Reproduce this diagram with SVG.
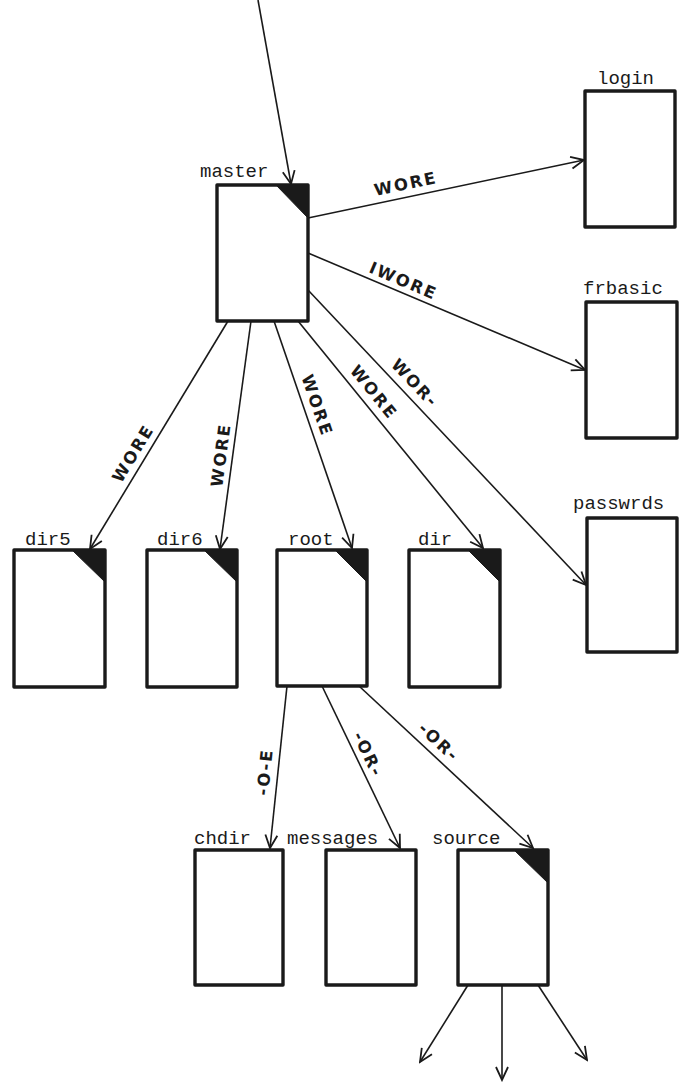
<svg xmlns="http://www.w3.org/2000/svg" width="683" height="1084" viewBox="0 0 683 1084">
<defs>
<style>
.box{fill:#fff;stroke:#1a1a1a;stroke-width:3.4;stroke-linejoin:round}
.tri{fill:#1a1a1a;stroke:#1a1a1a;stroke-width:1}
.nl{font-family:"Liberation Mono","Courier New",monospace;font-size:19px;fill:#1a1a1a}
.el{font-family:"DejaVu Sans","Liberation Sans",sans-serif;font-weight:bold;font-size:16.5px;letter-spacing:2px;fill:#1a1a1a;text-anchor:middle;dominant-baseline:middle}
.edge{fill:none;stroke:#1a1a1a;stroke-width:1.6;marker-end:url(#arr)}
</style>
<marker id="arr" viewBox="-15 -8 17 16" refX="0" refY="0" markerWidth="17" markerHeight="16" markerUnits="userSpaceOnUse" orient="auto">
<path d="M-13,-6 L0,0 L-13,6" fill="none" stroke="#1a1a1a" stroke-width="1.8" stroke-linejoin="miter"/>
</marker>
</defs>
<rect width="683" height="1084" fill="#fff"/>

<g id="connectors">
<line class="edge" x1="258" y1="0" x2="291" y2="184"/>
<line class="edge" x1="308" y1="218" x2="584" y2="160"/>
<line class="edge" x1="308" y1="253" x2="585" y2="370"/>
<line class="edge" x1="308" y1="290" x2="586" y2="585"/>
<line class="edge" x1="228" y1="321" x2="90" y2="549"/>
<line class="edge" x1="251" y1="321" x2="220" y2="549"/>
<line class="edge" x1="274" y1="321" x2="352" y2="548"/>
<line class="edge" x1="298" y1="321" x2="483" y2="548"/>
<line class="edge" x1="287" y1="686" x2="270" y2="848"/>
<line class="edge" x1="322" y1="686" x2="400" y2="848"/>
<line class="edge" x1="359" y1="686" x2="533" y2="848"/>
<line class="edge" x1="468" y1="985" x2="420" y2="1062"/>
<line class="edge" x1="502" y1="985" x2="502" y2="1080"/>
<line class="edge" x1="538" y1="985" x2="587" y2="1060"/>
<text class="el" transform="translate(406,185) rotate(-11.9)">WORE</text>
<text class="el" transform="translate(403,282) rotate(22.9)">IWORE</text>
<text class="el" transform="translate(414,384) rotate(46.5)">WOR-</text>
<text class="el" transform="translate(134,454) rotate(-58.7)">WORE</text>
<text class="el" transform="translate(222,455) rotate(-82.6)">WORE</text>
<text class="el" transform="translate(316,406) rotate(71)">WORE</text>
<text class="el" transform="translate(373,393) rotate(51)">WORE</text>
<text class="el" transform="translate(266,772) rotate(-84)">-O-E</text>
<text class="el" transform="translate(367,755) rotate(64.3)">-OR-</text>
<text class="el" transform="translate(438,743) rotate(42.8)">-OR-</text>
</g>

<g id="master">
<rect class="box" x="217" y="185" width="91" height="136"/>
<polygon class="tri" points="276,185 308,185 308,218"/>
<text class="nl" x="200" y="177">master</text>
</g>
<g id="login">
<rect class="box" x="585" y="91" width="90" height="136"/>
<text class="nl" x="597" y="84">login</text>
</g>
<g id="frbasic">
<rect class="box" x="586" y="302" width="91" height="136"/>
<text class="nl" x="583" y="294">frbasic</text>
</g>
<g id="passwrds">
<rect class="box" x="587" y="518" width="90" height="134"/>
<text class="nl" x="573" y="509">passwrds</text>
</g>
<g id="dir5">
<rect class="box" x="14" y="550" width="91" height="137"/>
<polygon class="tri" points="72,550 105,550 105,582"/>
<text class="nl" x="25" y="545">dir5</text>
</g>
<g id="dir6">
<rect class="box" x="147" y="550" width="90" height="137"/>
<polygon class="tri" points="204,550 237,550 237,582"/>
<text class="nl" x="157" y="545">dir6</text>
</g>
<g id="root">
<rect class="box" x="277" y="550" width="90" height="136"/>
<polygon class="tri" points="335,550 367,550 367,582"/>
<text class="nl" x="288" y="545">root</text>
</g>
<g id="dir">
<rect class="box" x="409" y="550" width="91" height="137"/>
<polygon class="tri" points="468,550 500,550 500,582"/>
<text class="nl" x="418" y="545">dir</text>
</g>
<g id="chdir">
<rect class="box" x="195" y="850" width="88" height="135"/>
<text class="nl" x="194" y="844">chdir</text>
</g>
<g id="messages">
<rect class="box" x="326" y="850" width="90" height="135"/>
<text class="nl" x="287" y="844">messages</text>
</g>
<g id="source">
<rect class="box" x="458" y="850" width="90" height="135"/>
<polygon class="tri" points="514,850 548,850 548,883"/>
<text class="nl" x="432" y="844">source</text>
</g>
</svg>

===

### Problem to work on:
Copy the listing over exactly, skipping the pictures it holds.

### Finished exercise:
Reproduce this diagram with SVG.
<svg xmlns="http://www.w3.org/2000/svg" width="683" height="1084" viewBox="0 0 683 1084">
<defs>
<style>
.box{fill:#fff;stroke:#1a1a1a;stroke-width:3.4;stroke-linejoin:round}
.tri{fill:#1a1a1a;stroke:#1a1a1a;stroke-width:1}
.nl{font-family:"Liberation Mono","Courier New",monospace;font-size:19px;fill:#1a1a1a}
.el{font-family:"DejaVu Sans","Liberation Sans",sans-serif;font-weight:bold;font-size:16.5px;letter-spacing:2px;fill:#1a1a1a;text-anchor:middle;dominant-baseline:middle}
.edge{fill:none;stroke:#1a1a1a;stroke-width:1.6;marker-end:url(#arr)}
</style>
<marker id="arr" viewBox="-15 -8 17 16" refX="0" refY="0" markerWidth="17" markerHeight="16" markerUnits="userSpaceOnUse" orient="auto">
<path d="M-13,-6 L0,0 L-13,6" fill="none" stroke="#1a1a1a" stroke-width="1.8" stroke-linejoin="miter"/>
</marker>
</defs>
<rect width="683" height="1084" fill="#fff"/>

<g id="connectors">
<line class="edge" x1="258" y1="0" x2="291" y2="184"/>
<line class="edge" x1="308" y1="218" x2="584" y2="160"/>
<line class="edge" x1="308" y1="253" x2="585" y2="370"/>
<line class="edge" x1="308" y1="290" x2="586" y2="585"/>
<line class="edge" x1="228" y1="321" x2="90" y2="549"/>
<line class="edge" x1="251" y1="321" x2="220" y2="549"/>
<line class="edge" x1="274" y1="321" x2="352" y2="548"/>
<line class="edge" x1="298" y1="321" x2="483" y2="548"/>
<line class="edge" x1="287" y1="686" x2="270" y2="848"/>
<line class="edge" x1="322" y1="686" x2="400" y2="848"/>
<line class="edge" x1="359" y1="686" x2="533" y2="848"/>
<line class="edge" x1="468" y1="985" x2="420" y2="1062"/>
<line class="edge" x1="502" y1="985" x2="502" y2="1080"/>
<line class="edge" x1="538" y1="985" x2="587" y2="1060"/>
<text class="el" transform="translate(406,185) rotate(-11.9)">WORE</text>
<text class="el" transform="translate(403,282) rotate(22.9)">IWORE</text>
<text class="el" transform="translate(414,384) rotate(46.5)">WOR-</text>
<text class="el" transform="translate(134,454) rotate(-58.7)">WORE</text>
<text class="el" transform="translate(222,455) rotate(-82.6)">WORE</text>
<text class="el" transform="translate(316,406) rotate(71)">WORE</text>
<text class="el" transform="translate(373,393) rotate(51)">WORE</text>
<text class="el" transform="translate(266,772) rotate(-84)">-O-E</text>
<text class="el" transform="translate(367,755) rotate(64.3)">-OR-</text>
<text class="el" transform="translate(438,743) rotate(42.8)">-OR-</text>
</g>

<g id="master">
<rect class="box" x="217" y="185" width="91" height="136"/>
<polygon class="tri" points="276,185 308,185 308,218"/>
<text class="nl" x="200" y="177">master</text>
</g>
<g id="login">
<rect class="box" x="585" y="91" width="90" height="136"/>
<text class="nl" x="597" y="84">login</text>
</g>
<g id="frbasic">
<rect class="box" x="586" y="302" width="91" height="136"/>
<text class="nl" x="583" y="294">frbasic</text>
</g>
<g id="passwrds">
<rect class="box" x="587" y="518" width="90" height="134"/>
<text class="nl" x="573" y="509">passwrds</text>
</g>
<g id="dir5">
<rect class="box" x="14" y="550" width="91" height="137"/>
<polygon class="tri" points="72,550 105,550 105,582"/>
<text class="nl" x="25" y="545">dir5</text>
</g>
<g id="dir6">
<rect class="box" x="147" y="550" width="90" height="137"/>
<polygon class="tri" points="204,550 237,550 237,582"/>
<text class="nl" x="157" y="545">dir6</text>
</g>
<g id="root">
<rect class="box" x="277" y="550" width="90" height="136"/>
<polygon class="tri" points="335,550 367,550 367,582"/>
<text class="nl" x="288" y="545">root</text>
</g>
<g id="dir">
<rect class="box" x="409" y="550" width="91" height="137"/>
<polygon class="tri" points="468,550 500,550 500,582"/>
<text class="nl" x="418" y="545">dir</text>
</g>
<g id="chdir">
<rect class="box" x="195" y="850" width="88" height="135"/>
<text class="nl" x="194" y="844">chdir</text>
</g>
<g id="messages">
<rect class="box" x="326" y="850" width="90" height="135"/>
<text class="nl" x="287" y="844">messages</text>
</g>
<g id="source">
<rect class="box" x="458" y="850" width="90" height="135"/>
<polygon class="tri" points="514,850 548,850 548,883"/>
<text class="nl" x="432" y="844">source</text>
</g>
</svg>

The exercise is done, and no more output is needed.